## EXERCISE INSTRUCTIONS
Wherever a line holds the string "script", copy that line.
__________
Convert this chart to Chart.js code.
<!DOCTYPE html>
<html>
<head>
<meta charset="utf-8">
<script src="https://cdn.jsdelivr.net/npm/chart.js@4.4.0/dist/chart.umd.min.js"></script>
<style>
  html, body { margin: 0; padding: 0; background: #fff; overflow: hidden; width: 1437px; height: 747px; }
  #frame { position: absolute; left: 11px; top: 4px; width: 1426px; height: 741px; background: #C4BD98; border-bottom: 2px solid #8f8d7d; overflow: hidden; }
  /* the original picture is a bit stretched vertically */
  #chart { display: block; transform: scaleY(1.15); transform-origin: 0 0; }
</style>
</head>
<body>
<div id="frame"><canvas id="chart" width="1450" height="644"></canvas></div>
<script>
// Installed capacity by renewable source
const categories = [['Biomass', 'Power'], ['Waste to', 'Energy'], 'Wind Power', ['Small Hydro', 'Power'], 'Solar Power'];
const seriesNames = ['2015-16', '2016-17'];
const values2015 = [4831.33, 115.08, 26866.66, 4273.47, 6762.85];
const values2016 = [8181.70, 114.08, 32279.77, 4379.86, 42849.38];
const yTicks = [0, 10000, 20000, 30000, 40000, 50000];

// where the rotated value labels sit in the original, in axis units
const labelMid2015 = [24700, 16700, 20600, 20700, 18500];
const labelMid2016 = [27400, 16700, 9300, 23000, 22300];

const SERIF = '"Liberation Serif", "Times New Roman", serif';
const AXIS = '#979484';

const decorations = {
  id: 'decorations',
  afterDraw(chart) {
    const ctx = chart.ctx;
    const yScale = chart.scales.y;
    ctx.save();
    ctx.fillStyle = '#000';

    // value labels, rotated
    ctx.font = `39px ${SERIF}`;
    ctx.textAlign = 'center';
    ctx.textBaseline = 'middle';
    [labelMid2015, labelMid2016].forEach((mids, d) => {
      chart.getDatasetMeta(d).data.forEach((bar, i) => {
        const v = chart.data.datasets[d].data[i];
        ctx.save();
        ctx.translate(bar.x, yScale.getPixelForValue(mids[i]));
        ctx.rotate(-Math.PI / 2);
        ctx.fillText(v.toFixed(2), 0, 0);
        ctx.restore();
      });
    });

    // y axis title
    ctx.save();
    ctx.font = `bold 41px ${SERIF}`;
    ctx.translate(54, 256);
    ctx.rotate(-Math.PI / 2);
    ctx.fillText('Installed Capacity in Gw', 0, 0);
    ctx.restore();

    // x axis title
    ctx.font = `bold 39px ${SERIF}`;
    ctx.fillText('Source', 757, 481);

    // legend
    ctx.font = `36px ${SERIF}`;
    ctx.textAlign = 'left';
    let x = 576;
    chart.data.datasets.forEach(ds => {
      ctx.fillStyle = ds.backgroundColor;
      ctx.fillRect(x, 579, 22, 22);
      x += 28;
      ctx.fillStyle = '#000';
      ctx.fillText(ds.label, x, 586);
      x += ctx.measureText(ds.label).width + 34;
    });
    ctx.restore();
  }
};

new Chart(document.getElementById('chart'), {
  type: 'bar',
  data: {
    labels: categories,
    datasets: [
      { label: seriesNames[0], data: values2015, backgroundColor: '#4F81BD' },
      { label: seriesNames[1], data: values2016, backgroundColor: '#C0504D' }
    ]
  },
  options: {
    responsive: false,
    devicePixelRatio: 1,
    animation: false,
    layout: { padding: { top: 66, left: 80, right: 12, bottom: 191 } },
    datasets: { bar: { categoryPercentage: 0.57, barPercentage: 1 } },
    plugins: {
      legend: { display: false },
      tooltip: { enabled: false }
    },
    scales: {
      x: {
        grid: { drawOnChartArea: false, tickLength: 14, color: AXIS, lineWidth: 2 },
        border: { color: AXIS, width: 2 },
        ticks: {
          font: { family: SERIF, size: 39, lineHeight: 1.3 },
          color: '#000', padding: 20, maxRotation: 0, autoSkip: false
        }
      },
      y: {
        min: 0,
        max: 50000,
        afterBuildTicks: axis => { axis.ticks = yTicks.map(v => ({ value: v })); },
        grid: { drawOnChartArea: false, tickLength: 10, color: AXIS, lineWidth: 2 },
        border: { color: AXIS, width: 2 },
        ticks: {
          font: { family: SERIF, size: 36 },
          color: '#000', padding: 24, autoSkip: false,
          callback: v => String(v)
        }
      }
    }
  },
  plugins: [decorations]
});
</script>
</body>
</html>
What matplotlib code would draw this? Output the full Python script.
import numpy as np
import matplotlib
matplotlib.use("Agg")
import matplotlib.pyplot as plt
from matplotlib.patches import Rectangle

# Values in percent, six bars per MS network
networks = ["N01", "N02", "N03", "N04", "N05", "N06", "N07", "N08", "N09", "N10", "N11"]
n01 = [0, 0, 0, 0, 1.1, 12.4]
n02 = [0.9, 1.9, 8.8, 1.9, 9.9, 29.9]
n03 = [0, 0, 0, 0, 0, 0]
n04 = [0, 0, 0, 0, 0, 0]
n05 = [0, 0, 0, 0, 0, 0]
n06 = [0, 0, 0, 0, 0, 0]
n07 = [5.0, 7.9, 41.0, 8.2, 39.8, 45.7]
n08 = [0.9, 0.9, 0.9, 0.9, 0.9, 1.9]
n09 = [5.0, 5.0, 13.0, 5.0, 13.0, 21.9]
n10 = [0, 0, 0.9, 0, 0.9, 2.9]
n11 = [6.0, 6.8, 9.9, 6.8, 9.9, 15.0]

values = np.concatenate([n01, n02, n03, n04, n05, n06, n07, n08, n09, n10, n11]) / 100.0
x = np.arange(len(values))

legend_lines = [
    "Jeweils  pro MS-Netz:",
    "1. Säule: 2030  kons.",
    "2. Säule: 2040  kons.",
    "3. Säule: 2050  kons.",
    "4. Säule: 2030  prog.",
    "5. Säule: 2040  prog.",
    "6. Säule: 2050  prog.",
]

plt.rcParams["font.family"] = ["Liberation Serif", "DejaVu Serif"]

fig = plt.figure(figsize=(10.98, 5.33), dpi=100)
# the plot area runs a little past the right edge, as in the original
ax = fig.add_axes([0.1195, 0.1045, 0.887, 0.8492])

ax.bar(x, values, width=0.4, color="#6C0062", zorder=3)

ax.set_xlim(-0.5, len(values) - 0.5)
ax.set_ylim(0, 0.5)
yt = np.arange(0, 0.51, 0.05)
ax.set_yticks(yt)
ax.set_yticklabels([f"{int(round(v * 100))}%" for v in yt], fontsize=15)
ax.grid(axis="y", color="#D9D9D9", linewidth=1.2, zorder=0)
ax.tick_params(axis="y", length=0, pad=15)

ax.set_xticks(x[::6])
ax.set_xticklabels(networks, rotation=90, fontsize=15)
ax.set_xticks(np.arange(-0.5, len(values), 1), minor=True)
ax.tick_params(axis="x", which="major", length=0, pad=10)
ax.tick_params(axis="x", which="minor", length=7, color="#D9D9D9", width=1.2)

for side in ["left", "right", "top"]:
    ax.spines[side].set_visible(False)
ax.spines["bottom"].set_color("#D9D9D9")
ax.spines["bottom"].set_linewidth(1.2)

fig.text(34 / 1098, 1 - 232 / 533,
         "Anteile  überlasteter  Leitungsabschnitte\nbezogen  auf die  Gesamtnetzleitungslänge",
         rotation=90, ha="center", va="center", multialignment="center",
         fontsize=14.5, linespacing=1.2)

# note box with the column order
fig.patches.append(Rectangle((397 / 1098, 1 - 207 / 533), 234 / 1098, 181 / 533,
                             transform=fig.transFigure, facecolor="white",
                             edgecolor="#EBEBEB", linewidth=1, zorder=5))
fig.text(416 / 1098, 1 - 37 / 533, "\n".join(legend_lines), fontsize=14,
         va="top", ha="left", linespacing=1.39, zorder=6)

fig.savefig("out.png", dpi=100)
__________
## TASK OUTPUT
<script src="https://cdn.jsdelivr.net/npm/chart.js@4.4.0/dist/chart.umd.min.js"></script>
<script>
</script>
What matplotlib code would draw this? Output the full Python script.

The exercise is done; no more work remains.